Good to see you too, Mary Poppins.
Mary Poppins Returns put me in mind of T2 Trainspotting - not while I was watching it, but afterwards. (I haven't lost my mind, bear with me here.) Both films are sequels to highly-regarded originals - T2 arrived twenty-one years later and MPR a grand fifty-four. Both draw strongly on our nostalgia for the first movie, while exploring new thematic and emotional territory. And both, ultimately, succeed as companion pieces that entertain, surprise and move in their own right. Admittedly Poppins has to use an (almost) entirely new cast due to the time lapse, while T2's was all the same, but in terms of follow-ups nailing the spirit of a classic, it can't be faulted. Hint - if you're choosing one of these two for family viewing this holiday season, go with Mary P. Analogy with 18-certificate drug movie ended.
Twenty-five years have passed on Cherry Tree Lane since the miraculous nanny left, having fixed the Banks family's dysfunctions with her magical touch. Michael Banks is now a father of three himself, but the children's mother has tragically passed away, requiring them to grow up unfortunately fast. Then disaster strikes in the form of a bank demand that threatens to see the family evicted from their beloved Number 17. Into this crisis floats Mary Poppins, exhibiting all the poise and eccentricity of before, along with just the right touch to set everyone's life back in balance. That's with a little help from a lamp-lighter name of Jack, who has a line in cheeky banter and a dodgy Cockney accent (not unlike a certain chimney sweep of old).
Balancing the familiar with the new is key here. This is a sequel in love with it source material, with the same quaint
look and sensibility - including matte paintings of the London background, painstakingly reconstructed locations and delectable hand-drawn animated sequences. The story follows very recognisable plot beats as well, and the music subtly references the Sherman brothers' classic soundtrack, summoning up a heart-swelling sense of nostalgia. This film echoes its predecessor in a hundred ingenious ways. But there's enough that's different too - starting with the melancholy and the jeopardy that have enveloped the Banks family, prior to the eponymous nanny's reinstating of fun and wonder. There's also a sharp and witty script, a touch of daring and a vitality in every last performance.

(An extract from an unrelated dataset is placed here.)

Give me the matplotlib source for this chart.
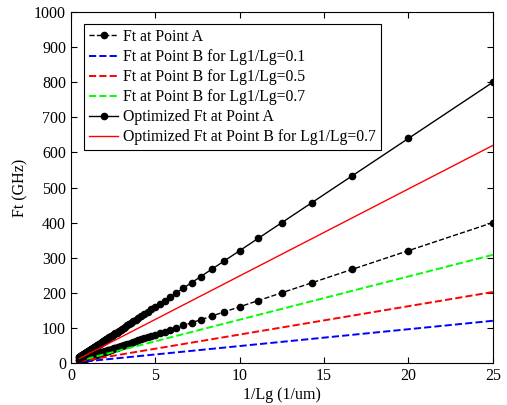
import numpy as np
import matplotlib
matplotlib.use('Agg')
from matplotlib import pyplot as plt

plt.rcParams['font.family'] = ['Liberation Serif', 'DejaVu Serif']
plt.rcParams['font.size'] = 11

# gate lengths (um), 0.04 .. 2.00 in 0.01 steps -> x = 1/Lg
Lg = np.round(np.arange(0.04, 2.0001, 0.01), 2)

# Ft (GHz) at 1/Lg = 25 (Lg = 0.04 um)
# note: each curve is then scaled as 1/Lg (the lines are straight through the origin)
labels = ['Ft at Point A',
          'Ft at Point B for Lg1/Lg=0.1',
          'Ft at Point B for Lg1/Lg=0.5',
          'Ft at Point B for Lg1/Lg=0.7',
          'Optimized Ft at Point A',
          'Optimized Ft at Point B for Lg1/Lg=0.7']
ft_at_25 = [400, 120, 202, 308, 800, 620]
styles = ['k--', 'b--', 'r--', '--', 'k-', 'r-']
colors = ['k', 'b', 'r', '#00ff00', 'k', 'r']
markers = ['o', None, None, None, 'o', None]
widths = [1.0, 1.4, 1.4, 1.4, 1.0, 1.0]

x = 1.0 / Lg

fig = plt.figure(figsize=(5.07, 4.05), dpi=100)
ax = fig.add_axes([0.140, 0.104, 0.832, 0.866])

for lab, f25, ls, c, m, lw in zip(labels, ft_at_25, styles, colors, markers, widths):
    y = f25 * 0.04 / Lg
    ax.plot(x, y, ls, color=c, marker=m, markersize=4.5, lw=lw, label=lab)

ax.set_xlim(0, 25)
ax.set_ylim(0, 1000)
ax.set_xticks([0, 5, 10, 15, 20, 25])
ax.set_yticks(range(0, 1001, 100))
ax.tick_params(direction='in', top=True, right=True, length=4, labelsize=11.5)
ax.set_xlabel('1/Lg (1/um)', fontsize=11.5, labelpad=2)
ax.set_ylabel('Ft (GHz)', fontsize=11.5, labelpad=4)

leg = ax.legend(loc='upper left', bbox_to_anchor=(0.012, 0.988), fontsize=11.3,
                fancybox=False, edgecolor='k', framealpha=1, handlelength=1.9,
                borderpad=0.3, labelspacing=0.26, handletextpad=0.3)
leg.get_frame().set_linewidth(0.8)

fig.savefig('out.png', dpi=100)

And the first of those is Emily Blunt, who proves as inspired a piece of casting as fans of the original had hoped. Her Mary Poppins has both the primness and the warmth of the Julie Andrews version (along with the enigma and the ego), but she's also a shade more acerbic and significantly more mischievous. The animated worlds into which Mary leads her young charges are where she really lets her hair down, resulting in a dazzling and raucous music-hall sequence that serves as one of the movie's highlights. It doesn't hurt that Blunt can sing as well as she does, nor that her rapport with the children is so natural and rich with emotion. If you were in any doubt regarding her star quality, this will clinch it.
As Jack, Lin-Manuel Miranda is less the quirky comedian than Dick Van Dyke in the equivalent role. He still delivers a bucket of charm though, and demonstrates why he's been such a hit in stage musical Hamilton. (It's never more apparent than when he duets with Blunt on ribald vaudeville song 'The Cover is Not the Book'.) Ben Whishaw and Emily Mortimer are likewise splendid, with their touching grown-up portrayals of the original Banks youngsters. Beware - Whishaw will rend your heart as he gives vent tunefully to poor Michael's grief.
As for critics who have cast doubt on the music's hummability factor, there's no questioning how well the songs fit character, period and context, nor how effectively they mesh with those of the 1964 film. Plus, similar criticisms were made this time last year about The Greatest Showman's songs, shortly before millions of people starting singing along. Only time will prove whether this new batch of tunes achieve a measure of supercalifragilistic status, but I'm humming a few already - surely a good sign.
There's a prayer that film-lovers pray worldwide, when settling down to watch the sequel to some beloved piece of cinema (whether that movie is Trainspotting or Mary Poppins). It goes - 'Please God let it not be crap'. Five minutes into this 'return' those fears had been vanquished. After half an hour I was transported along with the Banks children. And by the end I felt I'd witnessed something truly wondrous. This sequel didn't just avoid diminishing the glorious original. It didn't simply hold its own. It made me love Mary Poppins - the film and the character - a little bit more than I had before. And that's quite the Christmas miracle.
Sheer grinning misty-eyed happiness, pretty much from start to finish, at all the talent, zest and love on display.
Where Are the Women?: Mortimer, Julie Walters, Meryl Streep, Angela Lansbury - all great. But it's Blunt you'll remember for her own fearless and fun interpretation of P. L. Travers' iconic character. Bravo, our Em.
Ed's Verdict: 8/10. One of those scores that will probably rise on a second viewing. Mary Poppins' return is both total homage and original creation. In short, the spoonful of sugar we all needed.